Several years ago, at a workshop on restorative practices at the national Free Minds, Free People conference, teachers spoke up during the discussion period. “We spent three years getting buy-in from the administration and the staff for restorative justice, and we were starting to work with the kids. Then our school got ‘turned around,’ and we lost our principal and most of our staff. Now we’re starting over.” “I’ve started over three times,” one New York teacher said. “I can’t do it again.”
Restorative justice won’t work as a band-aid when schools are being torn to shreds. Look at Philadelphia. The schools have faced years of devastating cuts. Last year at Bartram High School, there were two counselors for more than 1,000 students, 91 percent low-income. Bartram has lost more than a third of its total staff over the last three years, including its only librarian, assistant principals, aides, and a third of its teachers. Dozens of new students came to Bartram as a result of 24 city school closings in 2013. Violence increased, including an assault on a conflict resolution specialist. The administrative response: four more police officers, stricter enforcement of the uniform policy and rules against cellphones and tardiness—and “a commitment to restorative practices.” Under such circumstances, what real meaning does that commitment have?
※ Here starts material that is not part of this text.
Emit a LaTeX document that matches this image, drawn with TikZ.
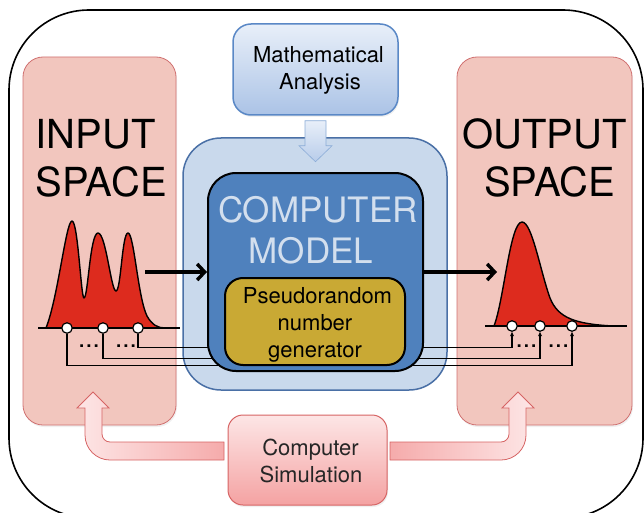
\documentclass[tikz,border=0pt]{standalone}
\usepackage{fontspec}
\setmainfont{TeX Gyre Heros}
\usetikzlibrary{arrows.meta,calc,shadows}

\definecolor{spacefill}{HTML}{F2C6BE}
\definecolor{spaceedge}{HTML}{D07070}
\definecolor{contfill}{HTML}{C9D9EC}
\definecolor{contedge}{HTML}{4A70A6}
\definecolor{modelfill}{HTML}{4F81BD}
\definecolor{modeltext}{HTML}{D3DFEE}
\definecolor{prngfill}{HTML}{C9A934}
\definecolor{mathtop}{HTML}{E8EFF9}
\definecolor{mathbot}{HTML}{ABC3E6}
\definecolor{mathedge}{HTML}{5A88C6}
\definecolor{simtop}{HTML}{FDE6E6}
\definecolor{simbot}{HTML}{F4A2A2}
\definecolor{simedge}{HTML}{D66464}
\definecolor{pdfred}{HTML}{DD2B1E}

\begin{document}
\begin{tikzpicture}[x=1pt,y=-1pt,
  panel/.style={rectangle, inner sep=0pt},
  spacebox/.style={panel, fill=spacefill, draw=spaceedge, line width=0.8pt,
    rounded corners=20pt,
    drop shadow={opacity=0.12, shadow xshift=1pt, shadow yshift=-2pt}},
  lbl/.style={inner sep=0pt, font=\fontsize{22}{27}\selectfont},
  biglbl/.style={inner sep=0pt, font=\fontsize{40}{47}\selectfont},
  modellbl/.style={inner sep=0pt, text=modeltext, font=\fontsize{35}{41}\selectfont},
  dotsl/.style={inner sep=0pt, font=\fontsize{26}{26}\selectfont},
  sample/.style={circle, draw=black, fill=white, line width=1.2pt,
    minimum size=10.5pt, inner sep=0pt},
  wire/.style={line width=1.1pt},
  wirein/.style={wire, -{Stealth[length=4.5pt,width=4pt]}},
  flow/.style={line width=3.4pt, -{Straight Barb[length=7.5pt,width=16pt]}},
  density/.style={fill=pdfred, draw=black, line width=1.4pt, line join=round},
  blockarrow/.style={draw=simedge, line width=0.8pt, line join=miter}
]
\useasboundingbox (0,0) rectangle (644,513);
\clip (0,0) rectangle (644,513);

% outer frame
\draw[line width=1.6pt, rounded corners=80pt] (9,10) rectangle (643,518);

% input and output spaces
\node[spacebox, minimum width=153pt, minimum height=368pt] (inbox) at (99.5,241) {};
\node[spacebox, minimum width=175pt, minimum height=368pt] (outbox) at (544.5,241) {};
\node[biglbl, anchor=base west] (inT1) at (35.5,149) {INPUT};
\node[biglbl, anchor=base west] (inT2) at (35.5,196) {SPACE};
\node[biglbl, anchor=base] (outT1) at (544.5,149) {OUTPUT};
\node[biglbl, anchor=base] (outT2) at (549.5,196) {SPACE};

% mathematical analysis
\node[panel, minimum width=165pt, minimum height=91pt, rounded corners=18pt,
  draw=mathedge, line width=1.5pt, top color=mathtop, bottom color=mathbot,
  drop shadow={opacity=0.12, shadow xshift=1pt, shadow yshift=-2pt}] (math) at (315.5,69.5) {};
\node[lbl, anchor=base] (mathT1) at (318.5,63) {Mathematical};
\node[lbl, anchor=base] (mathT2) at (320,90) {Analysis};

% container of the model
\node[panel, minimum width=264pt, minimum height=252pt, rounded corners=38pt,
  fill=contfill, draw=contedge, line width=1.5pt] (cont) at (315,264) {};

% block arrow from the analysis to the model
\path[draw=mathedge!70, line width=0.6pt, top color=mathtop, bottom color=mathbot!85]
  ($(math.south)+(-10.5,5)$) -- ++(21,0) -- ++(0,25) -- ++(6,0)
  -- ++(-16.5,16) -- ++(-16.5,-16) -- ++(6,0) -- cycle;

% input density
\path[density]
  (46,328) .. controls (58,298) and (66,221) .. (72,221)
  .. controls (78,221) and (81,298) .. (84,298)
  .. controls (88,298) and (90,233) .. (98,233)
  .. controls (106,233) and (111,291) .. (116,291)
  .. controls (121,291) and (122,233) .. (128,233)
  .. controls (134,233) and (138,298) .. (147,316)
  .. controls (152,325) and (158,328) .. (165,328) -- cycle;
\draw[line width=2pt] (38,328) -- (180,328);

% output density
\path[density]
  (494,326) .. controls (504,300) and (510,222) .. (522,222)
  .. controls (532,222) and (540,270) .. (550,298)
  .. controls (558,318) and (575,324) .. (613,326) -- cycle;
\draw[line width=2pt] (485,326) -- (627,326);

% samples
\foreach \n/\x in {1/67,2/103,3/138} \node[sample] (i\n) at (\x,328) {};
\foreach \n/\x in {1/512,2/540,3/572} \node[sample] (o\n) at (\x,326) {};
\node[dotsl, anchor=base] (di1) at (89,347) {...};
\node[dotsl, anchor=base] (di2) at (126,347) {...};
\node[dotsl, anchor=base] (do1) at (526.5,347) {...};
\node[dotsl, anchor=base] (do2) at (558.5,347) {...};

% sample runs through the model
\draw[wirein] (i3.south) -- ++(0,13.5) -| (o1.south);
\draw[wirein] (i2.south) -- ++(0,24.5) -| (o2.south);
\draw[wirein] (i1.south) -- ++(0,31.5) -| (o3.south);

% computer model
\node[panel, minimum width=215pt, minimum height=198pt, rounded corners=28pt,
  fill=modelfill, draw=black, line width=2pt] (model) at (315.5,272) {};
\node[modellbl, anchor=base] (modelT1) at (318,222) {COMPUTER};
\node[modellbl, anchor=base] (modelT2) at (311,263) {MODEL};

\node[panel, minimum width=180pt, minimum height=87pt, rounded corners=18pt,
  fill=prngfill, draw=black, line width=2pt] (prng) at (315,321.5) {};
\node[lbl, anchor=base] (prngT1) at (317.5,303) {Pseudorandom};
\node[lbl, anchor=base] (prngT2) at (315,330) {number};
\node[lbl, anchor=base] (prngT3) at (315,357) {generator};

% flow through the model
\coordinate (inA) at (145,272);
\coordinate (outA) at (497,272);
\draw[flow] (inA) -- (model.west);
\draw[flow] (model.east) -- (outA);

% computer simulation
\node[panel, minimum width=159pt, minimum height=90pt, rounded corners=15pt,
  draw=simedge, line width=1pt, top color=simtop, bottom color=simbot,
  drop shadow={opacity=0.12, shadow xshift=1pt, shadow yshift=-2pt}] (sim) at (307.5,460) {};
\node[lbl, anchor=base, text=black!85] (simT1) at (310.5,455) {Computer};
\node[lbl, anchor=base, text=black!85] (simT2) at (311,482) {Simulation};

\path[blockarrow, left color=simtop, right color=simbot!90]
  (224,442) -- (110,442) .. controls (105.6,442) and (102,438.4) .. (102,434)
  -- (102,408) -- (109,408) -- (93,392) -- (77,408) -- (85,408) -- (85,435)
  .. controls (85,448.8) and (96.2,460) .. (110,460) -- (224,460) -- cycle;
\path[blockarrow, left color=simbot!90, right color=simtop]
  (390,442) -- (501,442) .. controls (505.4,442) and (509,438.4) .. (509,434)
  -- (509,408) -- (502,408) -- (518,392) -- (534,408) -- (526,408) -- (526,435)
  .. controls (526,448.8) and (514.8,460) .. (501,460) -- (390,460) -- cycle;
\end{tikzpicture}
\end{document}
And, as the students at Cole understood, there is a strong relationship among curriculum, pedagogy, and restorative practices. Restorative justice can’t grow in the margins of scripted, test-driven curriculum; it’s based on teachers hearing, understanding, and responding to the academic, social, and emotional needs of students.
Don’t get us wrong. Rejecting zero tolerance is huge. “Restorative-ish” programs are a vast improvement over zero tolerance. But we need to advocate the essential values of restorative practices. That includes fighting for schools that meet the needs of all our students and the communities they serve. The healing that lies at the heart of restorative practices must include healing the wounds from the kinds of miseducation that oppress children and teachers alike.